TASK STATEMENT:
Copy out each line of the data that holds the word "chart".

DATA LINES:
▼▼▼

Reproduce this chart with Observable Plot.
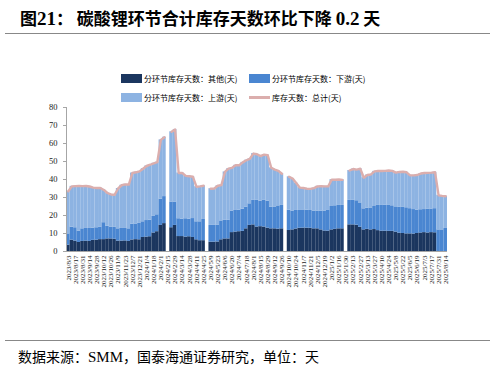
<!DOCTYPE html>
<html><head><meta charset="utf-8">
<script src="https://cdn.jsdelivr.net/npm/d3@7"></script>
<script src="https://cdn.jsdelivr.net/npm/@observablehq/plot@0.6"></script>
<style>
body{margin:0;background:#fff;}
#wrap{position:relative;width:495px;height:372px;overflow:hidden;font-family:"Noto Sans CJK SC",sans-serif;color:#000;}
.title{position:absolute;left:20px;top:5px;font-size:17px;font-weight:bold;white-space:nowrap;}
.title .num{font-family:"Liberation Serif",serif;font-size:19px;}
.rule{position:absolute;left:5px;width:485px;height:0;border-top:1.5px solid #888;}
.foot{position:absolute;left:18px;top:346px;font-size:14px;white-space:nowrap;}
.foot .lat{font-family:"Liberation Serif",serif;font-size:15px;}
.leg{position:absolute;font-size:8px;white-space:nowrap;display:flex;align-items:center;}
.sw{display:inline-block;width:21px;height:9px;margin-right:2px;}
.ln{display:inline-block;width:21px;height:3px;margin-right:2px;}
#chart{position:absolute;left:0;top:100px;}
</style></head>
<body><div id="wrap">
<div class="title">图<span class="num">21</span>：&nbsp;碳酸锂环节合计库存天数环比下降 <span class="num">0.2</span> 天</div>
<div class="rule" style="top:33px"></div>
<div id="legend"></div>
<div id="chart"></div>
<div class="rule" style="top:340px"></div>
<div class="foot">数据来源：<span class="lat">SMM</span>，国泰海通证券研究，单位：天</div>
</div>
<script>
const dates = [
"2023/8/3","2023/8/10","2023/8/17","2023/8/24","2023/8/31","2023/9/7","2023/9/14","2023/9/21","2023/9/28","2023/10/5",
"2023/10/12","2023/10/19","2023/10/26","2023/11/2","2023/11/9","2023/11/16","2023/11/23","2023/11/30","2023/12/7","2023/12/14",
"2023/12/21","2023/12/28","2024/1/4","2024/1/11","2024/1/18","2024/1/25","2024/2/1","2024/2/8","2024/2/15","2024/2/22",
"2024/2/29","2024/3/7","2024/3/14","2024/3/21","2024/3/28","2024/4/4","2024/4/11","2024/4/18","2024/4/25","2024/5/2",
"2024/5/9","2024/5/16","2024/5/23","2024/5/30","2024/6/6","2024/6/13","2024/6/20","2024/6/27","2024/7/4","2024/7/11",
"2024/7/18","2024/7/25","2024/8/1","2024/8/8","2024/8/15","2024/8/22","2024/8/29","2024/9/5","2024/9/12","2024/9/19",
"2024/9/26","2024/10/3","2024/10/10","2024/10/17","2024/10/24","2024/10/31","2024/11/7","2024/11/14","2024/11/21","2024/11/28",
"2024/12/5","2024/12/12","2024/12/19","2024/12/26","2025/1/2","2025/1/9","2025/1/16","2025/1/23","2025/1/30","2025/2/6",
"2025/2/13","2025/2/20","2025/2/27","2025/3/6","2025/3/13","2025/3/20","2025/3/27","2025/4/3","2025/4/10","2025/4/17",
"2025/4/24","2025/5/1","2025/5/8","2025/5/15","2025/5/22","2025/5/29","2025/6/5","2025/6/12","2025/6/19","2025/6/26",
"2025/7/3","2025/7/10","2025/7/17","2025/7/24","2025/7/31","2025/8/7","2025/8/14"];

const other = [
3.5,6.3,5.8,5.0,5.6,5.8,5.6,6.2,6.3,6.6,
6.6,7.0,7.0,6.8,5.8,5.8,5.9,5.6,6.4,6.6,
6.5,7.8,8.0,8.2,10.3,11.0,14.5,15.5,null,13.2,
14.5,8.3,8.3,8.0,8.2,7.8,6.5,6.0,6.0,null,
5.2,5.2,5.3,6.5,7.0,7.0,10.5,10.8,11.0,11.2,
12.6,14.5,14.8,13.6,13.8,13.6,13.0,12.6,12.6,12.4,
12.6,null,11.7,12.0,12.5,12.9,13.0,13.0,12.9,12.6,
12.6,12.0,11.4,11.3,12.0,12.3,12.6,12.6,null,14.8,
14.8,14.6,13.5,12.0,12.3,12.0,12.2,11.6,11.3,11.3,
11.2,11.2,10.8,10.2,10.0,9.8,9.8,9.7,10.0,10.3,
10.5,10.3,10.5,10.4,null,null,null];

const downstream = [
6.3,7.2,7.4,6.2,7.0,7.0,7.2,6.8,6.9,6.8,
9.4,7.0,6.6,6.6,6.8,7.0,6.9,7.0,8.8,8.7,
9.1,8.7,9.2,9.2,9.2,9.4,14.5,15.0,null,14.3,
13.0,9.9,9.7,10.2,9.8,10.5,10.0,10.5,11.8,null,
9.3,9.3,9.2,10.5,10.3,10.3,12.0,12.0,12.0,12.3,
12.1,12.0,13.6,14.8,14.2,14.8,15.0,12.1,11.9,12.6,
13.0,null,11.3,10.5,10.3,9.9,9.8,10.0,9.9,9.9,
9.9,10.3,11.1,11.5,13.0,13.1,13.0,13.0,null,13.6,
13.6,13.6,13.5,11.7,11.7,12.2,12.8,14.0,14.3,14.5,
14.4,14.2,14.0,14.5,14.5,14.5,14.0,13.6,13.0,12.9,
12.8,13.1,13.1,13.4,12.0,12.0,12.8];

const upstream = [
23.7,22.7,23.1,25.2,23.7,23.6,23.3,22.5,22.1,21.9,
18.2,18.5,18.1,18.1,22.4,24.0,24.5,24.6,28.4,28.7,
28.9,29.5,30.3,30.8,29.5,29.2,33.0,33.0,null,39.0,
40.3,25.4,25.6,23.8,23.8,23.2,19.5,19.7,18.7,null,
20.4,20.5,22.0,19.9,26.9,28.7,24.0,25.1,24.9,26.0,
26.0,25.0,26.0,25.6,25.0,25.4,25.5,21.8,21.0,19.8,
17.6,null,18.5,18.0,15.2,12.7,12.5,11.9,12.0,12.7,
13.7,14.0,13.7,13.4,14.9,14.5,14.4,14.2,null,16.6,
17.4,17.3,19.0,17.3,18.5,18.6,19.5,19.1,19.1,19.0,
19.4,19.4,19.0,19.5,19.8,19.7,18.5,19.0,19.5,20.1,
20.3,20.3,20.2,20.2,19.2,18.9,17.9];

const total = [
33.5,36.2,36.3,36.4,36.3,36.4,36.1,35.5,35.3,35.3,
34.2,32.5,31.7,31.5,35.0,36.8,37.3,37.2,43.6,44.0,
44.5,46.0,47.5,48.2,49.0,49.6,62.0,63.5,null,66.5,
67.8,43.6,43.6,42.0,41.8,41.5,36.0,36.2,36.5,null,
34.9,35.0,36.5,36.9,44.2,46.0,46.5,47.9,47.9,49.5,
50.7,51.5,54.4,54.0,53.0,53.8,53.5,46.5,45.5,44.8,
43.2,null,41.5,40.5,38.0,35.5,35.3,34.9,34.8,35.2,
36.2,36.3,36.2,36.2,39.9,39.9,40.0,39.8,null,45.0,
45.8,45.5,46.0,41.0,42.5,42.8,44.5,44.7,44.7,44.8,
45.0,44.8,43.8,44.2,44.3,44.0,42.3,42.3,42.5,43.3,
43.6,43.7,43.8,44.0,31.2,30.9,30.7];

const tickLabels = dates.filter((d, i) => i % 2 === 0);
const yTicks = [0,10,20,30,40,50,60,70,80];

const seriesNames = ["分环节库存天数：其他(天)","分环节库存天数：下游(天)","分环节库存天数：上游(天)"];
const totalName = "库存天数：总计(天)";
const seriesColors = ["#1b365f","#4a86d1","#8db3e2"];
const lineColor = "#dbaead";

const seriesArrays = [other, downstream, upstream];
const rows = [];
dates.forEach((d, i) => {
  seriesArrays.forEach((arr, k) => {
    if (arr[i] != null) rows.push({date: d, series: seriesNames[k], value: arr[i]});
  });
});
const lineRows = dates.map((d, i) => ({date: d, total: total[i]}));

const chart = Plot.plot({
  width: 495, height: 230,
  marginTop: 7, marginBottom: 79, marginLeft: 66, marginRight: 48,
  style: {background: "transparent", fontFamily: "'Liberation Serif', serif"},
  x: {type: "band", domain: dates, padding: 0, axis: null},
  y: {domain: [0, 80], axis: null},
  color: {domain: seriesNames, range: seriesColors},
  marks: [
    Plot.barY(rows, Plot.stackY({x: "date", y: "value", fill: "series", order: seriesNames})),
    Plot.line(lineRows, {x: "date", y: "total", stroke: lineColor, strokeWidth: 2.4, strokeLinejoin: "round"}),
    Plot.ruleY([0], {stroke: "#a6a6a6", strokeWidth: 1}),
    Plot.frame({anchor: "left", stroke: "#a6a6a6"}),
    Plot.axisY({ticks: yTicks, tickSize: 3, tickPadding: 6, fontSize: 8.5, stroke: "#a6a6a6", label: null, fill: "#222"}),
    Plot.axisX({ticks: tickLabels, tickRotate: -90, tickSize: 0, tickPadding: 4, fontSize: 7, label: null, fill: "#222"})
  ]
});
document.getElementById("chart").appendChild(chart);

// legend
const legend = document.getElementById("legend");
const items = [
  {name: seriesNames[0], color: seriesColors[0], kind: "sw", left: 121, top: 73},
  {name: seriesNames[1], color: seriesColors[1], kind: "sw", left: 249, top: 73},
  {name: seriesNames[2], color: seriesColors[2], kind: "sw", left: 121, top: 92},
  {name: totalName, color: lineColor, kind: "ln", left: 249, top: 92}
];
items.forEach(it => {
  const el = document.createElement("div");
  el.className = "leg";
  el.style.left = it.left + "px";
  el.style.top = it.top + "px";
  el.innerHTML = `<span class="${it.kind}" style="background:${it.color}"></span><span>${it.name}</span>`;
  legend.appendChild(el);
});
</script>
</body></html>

▲▲▲

SOLUTION FOR THIS TASK:
Reproduce this chart with Observable Plot.
#chart{position:absolute;left:0;top:100px;}
<div id="chart"></div>
const chart = Plot.plot({
document.getElementById("chart").appendChild(chart);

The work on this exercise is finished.